AOML
NOAA

National Oceanic and Atmospheric Administration

Atlantic Oceanographic and Meteorological Laboratory

Physical Oceanography Division

Study Highlights Out-of-phase Relationship Between Tropical Cyclones in the North Atlantic and Eastern Pacific

By Chunzai Wang and Sang-Ki Lee

In articles published in the scientific journal of Geophysical Research Letters and the AGU Newspaper of EOS, AOML’s scientists Chunzai Wang and Sang-Ki Lee show that tropical cyclone activity in the North Atlantic varies out-of-phase with that in the eastern North Pacific on both interannual and multidecadal timescales. That is, when tropical cyclone activity in the North Atlantic increases (decreases), tropical cyclone activity in the eastern North Pacific decreases (increases). Both vertical wind shear and convective instability contribute to the out-of-phase relationship, whereas relative humidity and vorticity variations at the lower troposphere do not seem to cause the relationship.

Wang, C., and S.-K Lee, 2009: Covariability of tropical cyclones in the North Atlantic and the eastern North Pacific. GRL.

Wang, C., and S.-K Lee, 2010: Is Hurricane Activity in One Basin Tied to Another? Eos.

In the Western Hemisphere, tropical cyclones (TCs) can form and develop in both the tropical North Atlantic and eastern North Pacific oceans, which are separated by the narrow landmass of Central America. In comparison with TCs in the North Atlantic, TCs in the eastern North Pacific have received less attention although TC activity is generally greater in the eastern North Pacific than in the North Atlantic. Needless to say, few studies have focused on the relationship between TCs in the North Atlantic and eastern North Pacific oceans. A new study, published in the journal Geophysical Research Letters by AOML principle investigators Chunzai Wang and Sang-Ki Lee, shows that TC activity in the North Atlantic varies out-of-phase with that in the eastern North Pacific on both interannual and multidecadal time scales. That is, when TC activity in the North Atlantic increases (decreases), TC activity in the eastern North Pacific decreases (increases). An important implication is that seasonal hurricane outlooks could be improved by considering the North Atlantic and eastern North Pacific together.

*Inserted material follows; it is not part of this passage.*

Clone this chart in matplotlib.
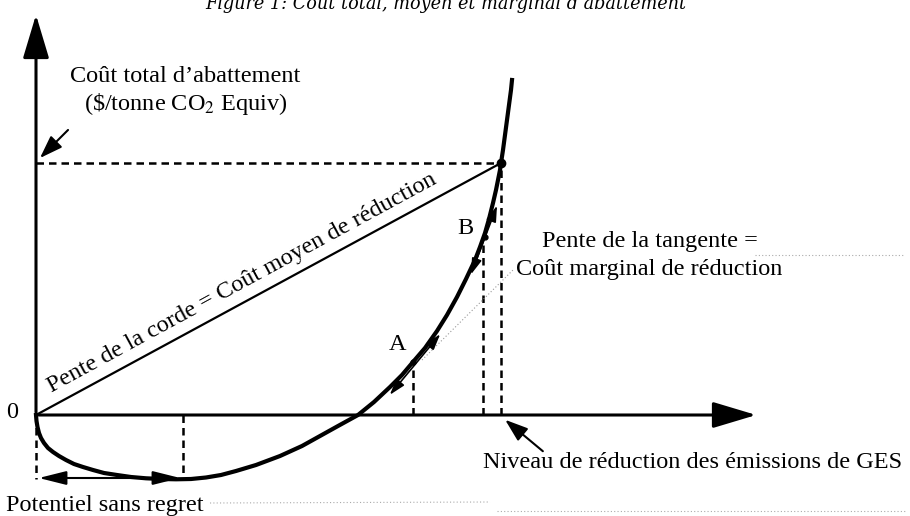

This study investigates what causes the out-of-phase relationship between TC variability in the North Atlantic and eastern North Pacific. The regression analyses show that both vertical wind shear and convective stability in the main development region of the North Atlantic are opposite to those in the eastern North Pacific. That is, when vertical wind shear and atmospheric convective stability in the hurricane main development region of the North Atlantic are reduced, the wind shear and atmospheric convective stability in the eastern North Pacific are enhanced. These opposite wind shear and convective stability patterns in the main development regions of the North Atlantic and eastern North Pacific result in the out-of-phase relationship between North Atlantic and eastern North Pacific tropical cyclones. Relative humidity and vorticity variations in the lower troposphere do not appear to cause the out-of-phase relationship.

Time series of accumulated cyclone energy (ACE; depicted on the y-axis in units of 104 square knots) in the North Atlantic (NA) and eastern North Pacific (ENP) from 1949-2007. Shown are the (a) total, (b) multidecadal, and (c) interannual variations. The multidecadal variability is obtained by performing a seven-year running mean after the linear trend is removed from the ACE indices. The interannual variability is calculated by subtracting the multidecadal variability from the detrended ACE indices.

It is also shown that oceanic conditions contribute to the out-of-phase relationship: an active (inactive) North Atlantic TC year is associated with a cold (warm) tropical eastern Pacific and a warm (cold) tropical North Atlantic. A further calculation shows that the distribution of sea surface temperatures on interannual timescales result in a La Niña-like pattern in the Pacific and a warm tropical North Atlantic or a large Atlantic warm pool. On multidecadal timescales, the regression pattern of sea surface temperatures resembles the distribution of the Atlantic Multidecadal Oscillation (AMO), with a warming of the North Atlantic and eastern tropical Pacific. Thus, a combination of a La Niña (El Niño) year, a warm (cold) year in the tropical North Atlantic, and a warm (cold) phase of the AMO will greatly increase the probability of an active (inactive) hurricane season in the North Atlantic and an inactive (active) season in the eastern North Pacific.